_Dataset excerpt_.

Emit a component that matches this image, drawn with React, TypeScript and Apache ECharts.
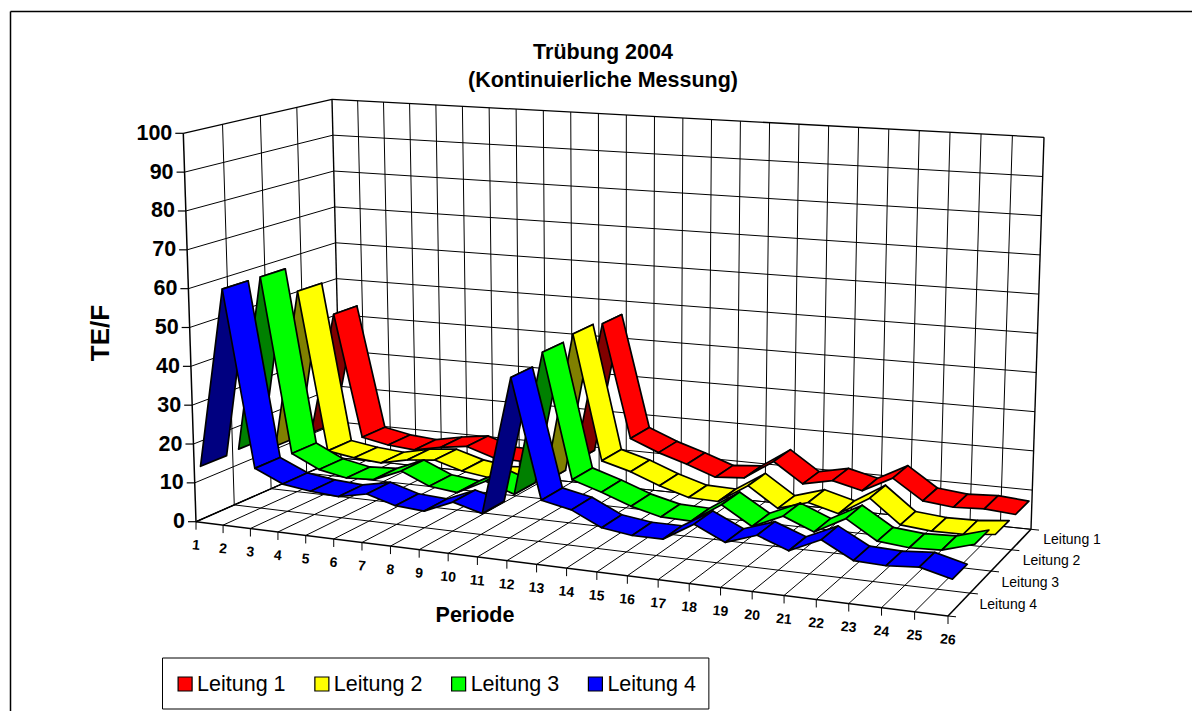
import React, { useEffect, useRef } from "react";
import * as echarts from "echarts";

const periods = Array.from({ length: 26 }, (_, i) => String(i + 1));
const seriesNames = ["Leitung 1", "Leitung 2", "Leitung 3", "Leitung 4"];
const valueTicks = [0, 10, 20, 30, 40, 50, 60, 70, 80, 90, 100];

const leitung1 = [10.3, 43.5, 10.6, 9.2, 8.6, 10, 11, 8.7, 8.5, 10, 10, 47, 17.5, 14.5, 12.2, 9.6, 10.2, 15.2, 10.2, 11.8, 10, 14, 9, 8.2, 8.6, 8];
const leitung2 = [10.8, 53, 11, 9.9, 9.3, 10.9, 11.6, 9.5, 8.5, 9, 9, 48, 16, 14, 11.2, 9, 8.8, 13.6, 8.7, 11, 9, 13.7, 7.9, 7.2, 7.3, 8.1];
const leitung3 = [14, 60, 14.4, 11, 9.6, 10, 13, 9.9, 9.1, 12.8, 10.3, 47, 15.6, 13.3, 10.6, 8.8, 8.6, 13.5, 9, 12.4, 9.4, 13.5, 8.9, 8.2, 8.5, 10.8];
const leitung4 = [13.6, 60, 14.7, 11.5, 10.5, 10, 11.5, 9.4, 8.9, 12, 10, 44.5, 15, 13.5, 10, 9, 9, 13.5, 10, 12.6, 9.8, 13.3, 9.3, 9, 9.6, 7.7];
const allValues = [leitung1, leitung2, leitung3, leitung4];

const bright = ["#ff0000", "#ffff00", "#00ff00", "#0000ff"];
const dark = ["#800000", "#808000", "#008000", "#000080"];

// projection calibration: screen position of the box corners (front-left, front-right, back-right, back-left)
const floorCorners = [[196, 521.7], [948, 616], [1031, 529.3], [341, 458]];
const topCorners = [[183.3, 133.3], [959, 185], [1044, 137.3], [332, 99.3]];
const MAXU = 25, MAXV = 4, MAXH = 100, HALF = 0.34;
const widthPersp = 1.115, depthPersp = 0.93;

const warp = (s: number, r: number) => s / (s + r * (1 - s));
const mix = (a: number[], b: number[], k: number) => [a[0] + (b[0] - a[0]) * k, a[1] + (b[1] - a[1]) * k];
const quadMap = (q: number[][], u: number, v: number) => {
  const s = warp(u / MAXU, widthPersp);
  const t = warp(v / MAXV, depthPersp);
  return mix(mix(q[0], q[1], s), mix(q[3], q[2], s), t);
};
const project = (u: number, v: number, val: number) =>
  mix(quadMap(floorCorners, u, v), quadMap(topCorners, u, v), val / MAXH);

function area(p: number[][]) {
  let s = 0;
  for (let i = 0; i < p.length; i++) {
    const q = p[(i + 1) % p.length];
    s += p[i][0] * q[1] - q[0] * p[i][1];
  }
  return s;
}

const line = (a: number[], b: number[], w = 1, z = 0) => ({
  type: "line",
  z,
  silent: true,
  shape: { x1: a[0], y1: a[1], x2: b[0], y2: b[1] },
  style: { stroke: "#000", lineWidth: w },
});
const label = (x: number, y: number, text: string, font: string, align = "center", rotation = 0) => ({
  type: "text",
  x,
  y,
  rotation,
  silent: true,
  style: { text, font, fill: "#000", align, verticalAlign: "middle" },
});

function boxElements() {
  const els: any[] = [];
  // outer chart frame
  els.push(line([10.5, 11.5], [1192, 11.5], 1.5), line([10.5, 11.5], [10.5, 711], 1.5));
  // back wall and left wall
  valueTicks.forEach((t) => {
    const w = t === 100 ? 1.3 : 1;
    els.push(line(project(0, MAXV, t), project(MAXU, MAXV, t), w));
    els.push(line(project(0, 0, t), project(0, MAXV, t), w));
  });
  periods.forEach((_, u) => els.push(line(project(u, MAXV, 0), project(u, MAXV, 100), u === 0 || u === MAXU ? 1.4 : 1)));
  [1, 2, 3].forEach((v) => els.push(line(project(0, v, 0), project(0, v, 100), 1)));
  // floor
  periods.forEach((_, u) => els.push(line(project(u, 0, 0), project(u, MAXV, 0), u === MAXU ? 1.6 : 1)));
  [0, 1, 2, 3, 4].forEach((v) => els.push(line(project(0, v, 0), project(MAXU, v, 0), v === 0 ? 1.5 : 1)));
  els.push(line(project(0, 0, 0), project(0, 0, 100), 1.5));
  els.push(line(project(0, 0, 0), project(0, MAXV, 0), 1.5));
  // ticks and labels
  valueTicks.forEach((t) => {
    const p = project(0, 0, t);
    els.push(line([p[0] - 8, p[1]], p, 1.2));
    els.push(label(p[0] - 11, p[1] - 0.5, String(t), "bold 21.5px 'Liberation Sans'", "right"));
  });
  periods.forEach((name, u) => {
    const p = project(u, 0, 0);
    els.push(line(p, [p[0], p[1] + 8], 1));
    els.push(label(p[0], p[1] + 23, name, "bold 14px 'Liberation Sans'", "center", -0.1));
  });
  [0, 1, 2, 3, 4].forEach((v) => {
    const p = project(MAXU, v, 0);
    els.push(line(p, [p[0] + 8, p[1] + 0.8], 1));
  });
  seriesNames.forEach((name, i) => {
    const p = project(MAXU, MAXV - i - 0.5, 0);
    els.push(label(p[0] + 22 - i * 0.5, p[1], name, "14px 'Liberation Sans'", "left"));
  });
  // titles
  els.push(label(603, 52, "Trübung 2004", "bold 21.5px 'Liberation Sans'"));
  els.push(label(603, 80, "(Kontinuierliche Messung)", "bold 21.5px 'Liberation Sans'"));
  els.push(label(475, 615, "Periode", "bold 21.5px 'Liberation Sans'"));
  els.push(label(100, 333, "TE/F", "bold 26px 'Liberation Sans'", "center", Math.PI / 2));
  return els;
}

function ribbonSeries(i: number) {
  const values = allValues[i];
  const centre = MAXV - i - 0.5;
  const data = values.slice(0, -1).map((val, u) => [u, val, values[u + 1]]);
  return {
    type: "custom",
    name: seriesNames[i],
    coordinateSystem: "none",
    silent: true,
    z: 2 + i,
    itemStyle: { color: bright[i] },
    data,
    renderItem: (_: any, api: any) => {
      const u = api.value(0), a = api.value(1), b = api.value(2);
      const corners = (p: number, q: number) => [
        project(u, centre - HALF, p),
        project(u, centre + HALF, p),
        project(u + 1, centre + HALF, q),
        project(u + 1, centre - HALF, q),
      ];
      const pts = corners(a, b);
      const ref = corners(0, 0);
      const topVisible = area(pts) * area(ref) > 0;
      return {
        type: "polygon",
        shape: { points: pts },
        style: { fill: topVisible ? bright[i] : dark[i], stroke: "#000", lineWidth: 1.7, lineJoin: "round" },
      };
    },
  };
}

export default function App() {
  const ref = useRef<HTMLDivElement>(null);
  useEffect(() => {
    document.body.style.margin = "0";
    const chart = echarts.init(ref.current!, undefined, { renderer: "svg" });
    chart.setOption({
      animation: false,
      backgroundColor: "#fff",
      legend: {
        left: 162.5,
        top: 658,
        orient: "horizontal",
        icon: "rect",
        itemWidth: 14,
        itemHeight: 14,
        itemGap: 28.7,
        padding: [15, 13, 14, 15],
        borderColor: "#000",
        borderWidth: 1,
        backgroundColor: "#fff",
        selectedMode: false,
        itemStyle: { borderColor: "#000", borderWidth: 1.2 },
        textStyle: { fontFamily: "Liberation Sans", fontSize: 21.5, color: "#000" },
        data: seriesNames,
      },
      graphic: { elements: boxElements() },
      series: seriesNames.map((_, i) => ribbonSeries(i)),
    });
    return () => chart.dispose();
  }, []);
  return <div ref={ref} style={{ width: 1192, height: 711, position: "absolute", left: 0, top: 0 }} />;
}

_Stated exercise_. Take the lines from the start of the material to the line with "80, 90, 100];", both included, and transcribe them exactly without the pictures.

_Full response_.
Emit a component that matches this image, drawn with React, TypeScript and Apache ECharts.
import React, { useEffect, useRef } from "react";
import * as echarts from "echarts";

const periods = Array.from({ length: 26 }, (_, i) => String(i + 1));
const seriesNames = ["Leitung 1", "Leitung 2", "Leitung 3", "Leitung 4"];
const valueTicks = [0, 10, 20, 30, 40, 50, 60, 70, 80, 90, 100];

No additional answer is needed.